== PROVIDED MATERIAL ==
^^^^^^^^

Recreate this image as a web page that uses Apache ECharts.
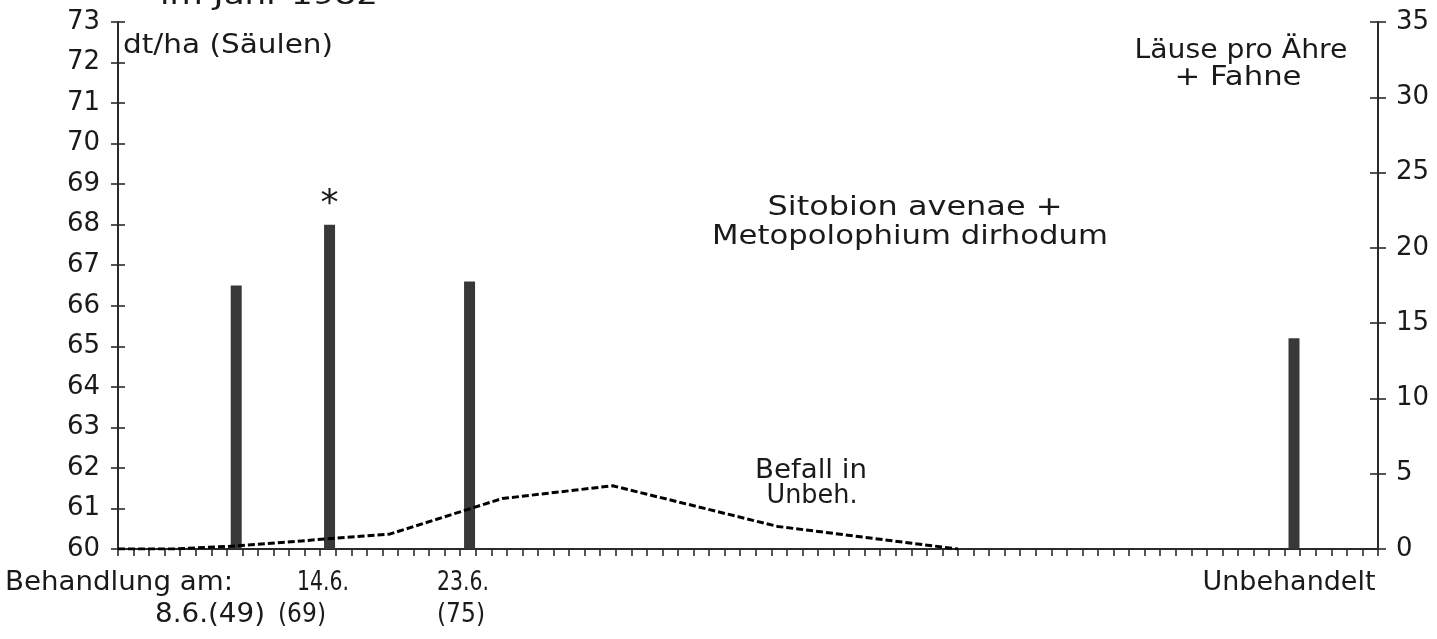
<!DOCTYPE html>
<html>
<head>
<meta charset="utf-8">
<script src="https://cdn.jsdelivr.net/npm/echarts@6/dist/echarts.min.js"></script>
<style>
  html, body { margin: 0; padding: 0; background: #fff; }
  #chart { width: 1437px; height: 639px; }
</style>
</head>
<body>
<div id="chart"></div>
<script>
// Spraying treatments: date, growth stage, position on the season axis (days from 1 June)
const treatmentDates = ['8.6.', '14.6.', '23.6.'];
const growthStages = ['(49)', '(69)', '(75)'];
const treatmentDay = [7.6, 13.6, 22.6, 75.6];
// Grain yield per treatment, dt/ha (last one = untreated)
const yieldDtHa = [66.5, 68.0, 66.6, 65.2];
const significance = ['', '*', '', ''];

// Aphids per ear + flag leaf in the untreated plot
const countDay = [0, 3.5, 7.6, 17.5, 24.7, 31.8, 42.4, 54.0];
const aphidsPerEar = [0, 0, 0.2, 1.0, 3.35, 4.2, 1.5, 0];

// Axis ranges and tick steps
const yieldAxis = { min: 60, max: 73, step: 1 };
const aphidAxis = { min: 0, max: 35, step: 5 };
const dayAxis = { min: 0, max: 81, step: 1 };

const INK = '#1a1a1a';
const FONT_FAMILY = '"DejaVu Sans", "Liberation Sans", sans-serif';
const TEXT_SIZE = 26;

const measureCtx = document.createElement('canvas').getContext('2d');
function textWidth(str, size) {
  measureCtx.font = size + 'px ' + FONT_FAMILY;
  return measureCtx.measureText(str).width;
}
// Centered text, stretched horizontally to the plotter lettering width
function note(text, cx, cy, width, size) {
  size = size || TEXT_SIZE;
  const s = width / textWidth(text, size);
  return {
    type: 'text', x: cx, y: cy, scaleX: s, silent: true,
    style: {
      text: text, fontSize: size, fontFamily: FONT_FAMILY, fill: INK,
      align: 'center', verticalAlign: 'middle'
    }
  };
}

const annotations = [
  note('im Jahr 1982', 269, -3, 218),
  note('dt/ha (Säulen)', 228, 46, 210),
  note('Läuse pro Ähre', 1241, 51, 213),
  note('+ Fahne', 1238, 78, 127),
  note('Sitobion avenae +', 915, 208, 295),
  note('Metopolophium dirhodum', 910, 237, 396),
  note('Befall in', 811, 471, 112),
  note('Unbeh.', 812, 496, 91),
  note('Behandlung am:', 119, 583, 228),
  note(treatmentDates[1], 323, 583, 52),
  note(treatmentDates[2], 463, 583, 52),
  note('Unbehandelt', 1289, 583, 173),
  note(treatmentDates[0] + growthStages[0], 210, 615, 110),
  note(growthStages[1], 302, 615, 48),
  note(growthStages[2], 461, 615, 48)
];

const barData = treatmentDay.map((d, i) => {
  const item = { value: [d, yieldDtHa[i]] };
  if (significance[i]) {
    item.label = {
      show: true, position: 'top', distance: 2, formatter: significance[i],
      fontSize: 36, fontFamily: FONT_FAMILY, color: INK
    };
  }
  return item;
});
const lineData = countDay.map((d, i) => [d, aphidsPerEar[i]]);

const axisLine = { show: true, lineStyle: { color: '#2a2a2a', width: 2 } };
const tickStyle = { color: '#2a2a2a', width: 1.6 };
const labelStyle = { fontSize: 26, fontFamily: FONT_FAMILY, color: INK };

const chart = echarts.init(document.getElementById('chart'), null, { renderer: 'canvas' });
chart.setOption({
  animation: false,
  backgroundColor: '#fff',
  grid: { left: 118, right: 59, top: 22, bottom: 90, containLabel: false },
  xAxis: {
    type: 'value', min: dayAxis.min, max: dayAxis.max, interval: dayAxis.step,
    axisLine: axisLine,
    axisTick: { show: true, inside: false, length: 7, lineStyle: tickStyle },
    axisLabel: { show: false },
    splitLine: { show: false }
  },
  yAxis: [
    {
      type: 'value', position: 'left', min: yieldAxis.min, max: yieldAxis.max, interval: yieldAxis.step,
      axisLine: axisLine,
      axisTick: { show: true, inside: false, length: 7, lineStyle: tickStyle },
      axisLabel: Object.assign({ margin: 18 }, labelStyle),
      splitLine: { show: false }
    },
    {
      type: 'value', position: 'left', min: yieldAxis.min, max: yieldAxis.max, interval: yieldAxis.step,
      axisLine: { show: false },
      axisTick: { show: true, inside: true, length: 7, lineStyle: tickStyle },
      axisLabel: { show: false },
      splitLine: { show: false }
    },
    {
      type: 'value', position: 'right', min: aphidAxis.min, max: aphidAxis.max, interval: aphidAxis.step,
      axisLine: axisLine,
      axisTick: { show: true, inside: false, length: 8, lineStyle: tickStyle },
      axisLabel: Object.assign({ margin: 18 }, labelStyle),
      splitLine: { show: false }
    },
    {
      type: 'value', position: 'right', min: aphidAxis.min, max: aphidAxis.max, interval: aphidAxis.step,
      axisLine: { show: false },
      axisTick: { show: true, inside: true, length: 8, lineStyle: tickStyle },
      axisLabel: { show: false },
      splitLine: { show: false }
    }
  ],
  series: [
    {
      name: 'Ertrag', type: 'bar', xAxisIndex: 0, yAxisIndex: 0,
      barWidth: 11, clip: true,
      itemStyle: { color: '#383838' },
      data: barData
    },
    {
      name: 'Befall in Unbeh.', type: 'line', xAxisIndex: 0, yAxisIndex: 2,
      symbol: 'none', smooth: false,
      lineStyle: { color: '#000', width: 3, type: [7, 3] },
      data: lineData
    }
  ],
  graphic: { elements: annotations }
});
</script>
</body>
</html>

^^^^^^^^

== WHAT TO PRODUCE ==
Output each line exactly; omit every picture.

== EXERCISE RESPONSE ==
Recreate this image as a web page that uses Apache ECharts.
<!DOCTYPE html>
<html>
<head>
<meta charset="utf-8">
<script src="https://cdn.jsdelivr.net/npm/echarts@6/dist/echarts.min.js"></script>
<style>
  html, body { margin: 0; padding: 0; background: #fff; }
  #chart { width: 1437px; height: 639px; }
</style>
</head>
<body>
<div id="chart"></div>
<script>
// Spraying treatments: date, growth stage, position on the season axis (days from 1 June)
const treatmentDates = ['8.6.', '14.6.', '23.6.'];
const growthStages = ['(49)', '(69)', '(75)'];
const treatmentDay = [7.6, 13.6, 22.6, 75.6];
// Grain yield per treatment, dt/ha (last one = untreated)
const yieldDtHa = [66.5, 68.0, 66.6, 65.2];
const significance = ['', '*', '', ''];

// Aphids per ear + flag leaf in the untreated plot
const countDay = [0, 3.5, 7.6, 17.5, 24.7, 31.8, 42.4, 54.0];
const aphidsPerEar = [0, 0, 0.2, 1.0, 3.35, 4.2, 1.5, 0];

// Axis ranges and tick steps
const yieldAxis = { min: 60, max: 73, step: 1 };
const aphidAxis = { min: 0, max: 35, step: 5 };
const dayAxis = { min: 0, max: 81, step: 1 };

const INK = '#1a1a1a';
const FONT_FAMILY = '"DejaVu Sans", "Liberation Sans", sans-serif';
const TEXT_SIZE = 26;

const measureCtx = document.createElement('canvas').getContext('2d');
function textWidth(str, size) {
  measureCtx.font = size + 'px ' + FONT_FAMILY;
  return measureCtx.measureText(str).width;
}
// Centered text, stretched horizontally to the plotter lettering width
function note(text, cx, cy, width, size) {
  size = size || TEXT_SIZE;
  const s = width / textWidth(text, size);
  return {
    type: 'text', x: cx, y: cy, scaleX: s, silent: true,
    style: {
      text: text, fontSize: size, fontFamily: FONT_FAMILY, fill: INK,
      align: 'center', verticalAlign: 'middle'
    }
  };
}

const annotations = [
  note('im Jahr 1982', 269, -3, 218),
  note('dt/ha (Säulen)', 228, 46, 210),
  note('Läuse pro Ähre', 1241, 51, 213),
  note('+ Fahne', 1238, 78, 127),
  note('Sitobion avenae +', 915, 208, 295),
  note('Metopolophium dirhodum', 910, 237, 396),
  note('Befall in', 811, 471, 112),
  note('Unbeh.', 812, 496, 91),
  note('Behandlung am:', 119, 583, 228),
  note(treatmentDates[1], 323, 583, 52),
  note(treatmentDates[2], 463, 583, 52),
  note('Unbehandelt', 1289, 583, 173),
  note(treatmentDates[0] + growthStages[0], 210, 615, 110),
  note(growthStages[1], 302, 615, 48),
  note(growthStages[2], 461, 615, 48)
];

const barData = treatmentDay.map((d, i) => {
  const item = { value: [d, yieldDtHa[i]] };
  if (significance[i]) {
    item.label = {
      show: true, position: 'top', distance: 2, formatter: significance[i],
      fontSize: 36, fontFamily: FONT_FAMILY, color: INK
    };
  }
  return item;
});
const lineData = countDay.map((d, i) => [d, aphidsPerEar[i]]);

const axisLine = { show: true, lineStyle: { color: '#2a2a2a', width: 2 } };
const tickStyle = { color: '#2a2a2a', width: 1.6 };
const labelStyle = { fontSize: 26, fontFamily: FONT_FAMILY, color: INK };

const chart = echarts.init(document.getElementById('chart'), null, { renderer: 'canvas' });
chart.setOption({
  animation: false,
  backgroundColor: '#fff',
  grid: { left: 118, right: 59, top: 22, bottom: 90, containLabel: false },
  xAxis: {
    type: 'value', min: dayAxis.min, max: dayAxis.max, interval: dayAxis.step,
    axisLine: axisLine,
    axisTick: { show: true, inside: false, length: 7, lineStyle: tickStyle },
    axisLabel: { show: false },
    splitLine: { show: false }
  },
  yAxis: [
    {
      type: 'value', position: 'left', min: yieldAxis.min, max: yieldAxis.max, interval: yieldAxis.step,
      axisLine: axisLine,
      axisTick: { show: true, inside: false, length: 7, lineStyle: tickStyle },
      axisLabel: Object.assign({ margin: 18 }, labelStyle),
      splitLine: { show: false }
    },
    {
      type: 'value', position: 'left', min: yieldAxis.min, max: yieldAxis.max, interval: yieldAxis.step,
      axisLine: { show: false },
      axisTick: { show: true, inside: true, length: 7, lineStyle: tickStyle },
      axisLabel: { show: false },
      splitLine: { show: false }
    },
    {
      type: 'value', position: 'right', min: aphidAxis.min, max: aphidAxis.max, interval: aphidAxis.step,
      axisLine: axisLine,
      axisTick: { show: true, inside: false, length: 8, lineStyle: tickStyle },
      axisLabel: Object.assign({ margin: 18 }, labelStyle),
      splitLine: { show: false }
    },
    {
      type: 'value', position: 'right', min: aphidAxis.min, max: aphidAxis.max, interval: aphidAxis.step,
      axisLine: { show: false },
      axisTick: { show: true, inside: true, length: 8, lineStyle: tickStyle },
      axisLabel: { show: false },
      splitLine: { show: false }
    }
  ],
  series: [
    {
      name: 'Ertrag', type: 'bar', xAxisIndex: 0, yAxisIndex: 0,
      barWidth: 11, clip: true,
      itemStyle: { color: '#383838' },
      data: barData
    },
    {
      name: 'Befall in Unbeh.', type: 'line', xAxisIndex: 0, yAxisIndex: 2,
      symbol: 'none', smooth: false,
      lineStyle: { color: '#000', width: 3, type: [7, 3] },
      data: lineData
    }
  ],
  graphic: { elements: annotations }
});
</script>
</body>
</html>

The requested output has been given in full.